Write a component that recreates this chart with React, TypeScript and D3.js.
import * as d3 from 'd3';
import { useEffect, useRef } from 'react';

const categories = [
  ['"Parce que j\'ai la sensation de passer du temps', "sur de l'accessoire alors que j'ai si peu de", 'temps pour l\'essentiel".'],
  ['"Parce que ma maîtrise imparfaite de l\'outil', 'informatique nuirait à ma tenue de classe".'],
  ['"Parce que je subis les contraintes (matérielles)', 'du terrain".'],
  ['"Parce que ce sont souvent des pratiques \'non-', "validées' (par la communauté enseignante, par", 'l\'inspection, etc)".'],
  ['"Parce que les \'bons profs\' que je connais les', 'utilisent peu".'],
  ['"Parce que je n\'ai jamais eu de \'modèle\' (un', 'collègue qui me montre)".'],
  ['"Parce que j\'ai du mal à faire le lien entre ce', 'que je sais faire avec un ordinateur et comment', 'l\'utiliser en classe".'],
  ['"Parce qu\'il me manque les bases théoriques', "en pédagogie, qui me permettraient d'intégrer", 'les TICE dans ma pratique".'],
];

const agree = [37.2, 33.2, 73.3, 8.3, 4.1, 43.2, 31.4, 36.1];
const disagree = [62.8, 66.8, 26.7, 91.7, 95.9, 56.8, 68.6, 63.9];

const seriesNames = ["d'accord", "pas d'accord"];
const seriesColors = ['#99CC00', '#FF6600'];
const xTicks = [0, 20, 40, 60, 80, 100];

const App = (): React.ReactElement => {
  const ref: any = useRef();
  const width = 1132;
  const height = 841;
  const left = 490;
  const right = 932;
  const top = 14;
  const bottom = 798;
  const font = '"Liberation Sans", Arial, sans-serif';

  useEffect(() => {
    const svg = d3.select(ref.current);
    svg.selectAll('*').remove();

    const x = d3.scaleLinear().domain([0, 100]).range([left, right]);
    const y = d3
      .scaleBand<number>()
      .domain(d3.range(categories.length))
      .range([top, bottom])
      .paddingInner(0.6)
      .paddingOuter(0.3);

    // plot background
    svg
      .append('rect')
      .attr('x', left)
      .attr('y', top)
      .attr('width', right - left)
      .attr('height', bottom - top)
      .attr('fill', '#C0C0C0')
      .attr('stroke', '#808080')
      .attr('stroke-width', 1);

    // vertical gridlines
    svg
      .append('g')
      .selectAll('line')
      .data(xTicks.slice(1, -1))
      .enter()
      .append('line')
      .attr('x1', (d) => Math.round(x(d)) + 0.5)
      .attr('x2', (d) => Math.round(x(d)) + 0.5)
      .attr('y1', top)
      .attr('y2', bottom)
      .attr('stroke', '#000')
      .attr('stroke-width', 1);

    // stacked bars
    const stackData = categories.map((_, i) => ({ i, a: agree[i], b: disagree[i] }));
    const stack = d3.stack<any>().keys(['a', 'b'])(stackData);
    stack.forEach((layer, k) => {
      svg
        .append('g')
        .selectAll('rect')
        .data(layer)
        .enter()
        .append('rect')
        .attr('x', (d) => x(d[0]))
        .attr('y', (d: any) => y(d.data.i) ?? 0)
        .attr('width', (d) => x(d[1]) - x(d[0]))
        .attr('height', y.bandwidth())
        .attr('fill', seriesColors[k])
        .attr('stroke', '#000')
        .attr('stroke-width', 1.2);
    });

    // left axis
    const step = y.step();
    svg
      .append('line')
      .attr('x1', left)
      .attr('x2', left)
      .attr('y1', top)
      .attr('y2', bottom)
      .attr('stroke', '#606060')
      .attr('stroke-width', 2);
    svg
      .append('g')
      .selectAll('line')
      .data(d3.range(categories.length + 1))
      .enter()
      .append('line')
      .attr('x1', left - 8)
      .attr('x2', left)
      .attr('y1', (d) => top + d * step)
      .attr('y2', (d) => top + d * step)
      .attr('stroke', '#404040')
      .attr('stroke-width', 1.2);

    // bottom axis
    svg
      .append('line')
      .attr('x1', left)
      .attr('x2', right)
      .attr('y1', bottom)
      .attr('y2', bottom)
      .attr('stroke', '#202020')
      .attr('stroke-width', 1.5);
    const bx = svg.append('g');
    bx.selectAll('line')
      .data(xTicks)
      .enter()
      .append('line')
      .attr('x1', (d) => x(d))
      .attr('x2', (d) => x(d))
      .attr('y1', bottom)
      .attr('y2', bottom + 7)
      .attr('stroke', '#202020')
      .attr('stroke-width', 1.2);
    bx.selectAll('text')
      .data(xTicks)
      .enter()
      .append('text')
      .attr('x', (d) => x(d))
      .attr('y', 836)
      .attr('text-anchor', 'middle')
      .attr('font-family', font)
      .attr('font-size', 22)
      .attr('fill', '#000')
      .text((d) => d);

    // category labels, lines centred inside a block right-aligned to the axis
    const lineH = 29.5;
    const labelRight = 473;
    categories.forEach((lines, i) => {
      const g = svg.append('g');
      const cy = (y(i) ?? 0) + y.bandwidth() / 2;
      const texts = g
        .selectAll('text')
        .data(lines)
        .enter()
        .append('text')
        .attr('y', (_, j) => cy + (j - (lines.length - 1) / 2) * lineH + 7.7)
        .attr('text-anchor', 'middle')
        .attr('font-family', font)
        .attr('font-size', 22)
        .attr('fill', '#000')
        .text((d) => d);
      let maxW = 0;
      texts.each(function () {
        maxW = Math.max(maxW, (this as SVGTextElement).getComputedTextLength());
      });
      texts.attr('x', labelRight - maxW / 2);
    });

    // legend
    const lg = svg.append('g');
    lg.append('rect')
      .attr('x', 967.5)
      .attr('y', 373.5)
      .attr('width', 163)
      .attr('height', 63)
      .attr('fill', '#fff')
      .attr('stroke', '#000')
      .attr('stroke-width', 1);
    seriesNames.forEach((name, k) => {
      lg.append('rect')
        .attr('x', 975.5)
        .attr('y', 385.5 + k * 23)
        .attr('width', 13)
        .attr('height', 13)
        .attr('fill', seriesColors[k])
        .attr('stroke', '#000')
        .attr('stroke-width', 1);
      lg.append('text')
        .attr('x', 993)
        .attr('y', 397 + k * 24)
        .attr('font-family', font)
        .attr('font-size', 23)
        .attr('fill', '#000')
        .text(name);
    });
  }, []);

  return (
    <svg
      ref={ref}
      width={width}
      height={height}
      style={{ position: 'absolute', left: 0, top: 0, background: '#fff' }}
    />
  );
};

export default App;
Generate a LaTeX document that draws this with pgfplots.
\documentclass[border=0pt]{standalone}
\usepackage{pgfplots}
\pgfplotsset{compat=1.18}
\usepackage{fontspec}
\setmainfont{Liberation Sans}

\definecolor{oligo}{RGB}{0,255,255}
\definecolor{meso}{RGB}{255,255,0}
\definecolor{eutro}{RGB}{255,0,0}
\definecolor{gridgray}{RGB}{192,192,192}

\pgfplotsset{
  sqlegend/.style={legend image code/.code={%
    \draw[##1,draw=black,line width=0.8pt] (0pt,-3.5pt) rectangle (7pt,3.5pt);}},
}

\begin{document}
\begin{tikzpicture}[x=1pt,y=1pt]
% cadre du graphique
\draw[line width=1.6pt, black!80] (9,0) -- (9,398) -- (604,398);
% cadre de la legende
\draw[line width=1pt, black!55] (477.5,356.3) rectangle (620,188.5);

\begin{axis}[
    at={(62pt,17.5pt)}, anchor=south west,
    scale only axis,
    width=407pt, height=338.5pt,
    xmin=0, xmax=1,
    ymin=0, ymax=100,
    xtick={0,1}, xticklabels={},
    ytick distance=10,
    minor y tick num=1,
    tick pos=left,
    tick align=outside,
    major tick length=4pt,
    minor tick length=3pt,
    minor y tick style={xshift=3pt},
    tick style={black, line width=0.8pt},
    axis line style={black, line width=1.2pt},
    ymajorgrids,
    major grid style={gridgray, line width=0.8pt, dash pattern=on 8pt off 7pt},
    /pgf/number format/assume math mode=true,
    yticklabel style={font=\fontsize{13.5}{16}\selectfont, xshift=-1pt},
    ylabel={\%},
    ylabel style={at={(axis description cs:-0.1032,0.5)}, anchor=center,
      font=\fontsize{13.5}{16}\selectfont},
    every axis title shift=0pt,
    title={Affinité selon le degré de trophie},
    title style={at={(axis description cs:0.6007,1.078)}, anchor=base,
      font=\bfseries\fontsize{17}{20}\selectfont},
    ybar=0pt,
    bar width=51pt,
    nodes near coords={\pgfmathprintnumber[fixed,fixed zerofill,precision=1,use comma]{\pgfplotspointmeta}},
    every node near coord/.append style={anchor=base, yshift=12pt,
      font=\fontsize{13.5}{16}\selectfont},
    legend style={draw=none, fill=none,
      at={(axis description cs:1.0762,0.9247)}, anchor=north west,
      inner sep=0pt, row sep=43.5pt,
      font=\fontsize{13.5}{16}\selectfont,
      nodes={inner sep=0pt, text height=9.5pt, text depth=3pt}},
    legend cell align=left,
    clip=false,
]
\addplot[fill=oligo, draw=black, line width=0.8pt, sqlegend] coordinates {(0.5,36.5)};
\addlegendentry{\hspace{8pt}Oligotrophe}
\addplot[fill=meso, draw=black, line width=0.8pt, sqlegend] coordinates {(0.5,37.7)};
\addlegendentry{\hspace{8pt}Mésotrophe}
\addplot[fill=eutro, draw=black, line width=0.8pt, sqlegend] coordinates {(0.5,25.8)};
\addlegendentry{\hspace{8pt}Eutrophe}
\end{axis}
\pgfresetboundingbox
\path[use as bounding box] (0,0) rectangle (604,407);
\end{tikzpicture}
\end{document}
=======
* _Problem statement_
Gather each line holding the string "that".

* _Full response_
Write a component that recreates this chart with React, TypeScript and D3.js.
Generate a LaTeX document that draws this with pgfplots.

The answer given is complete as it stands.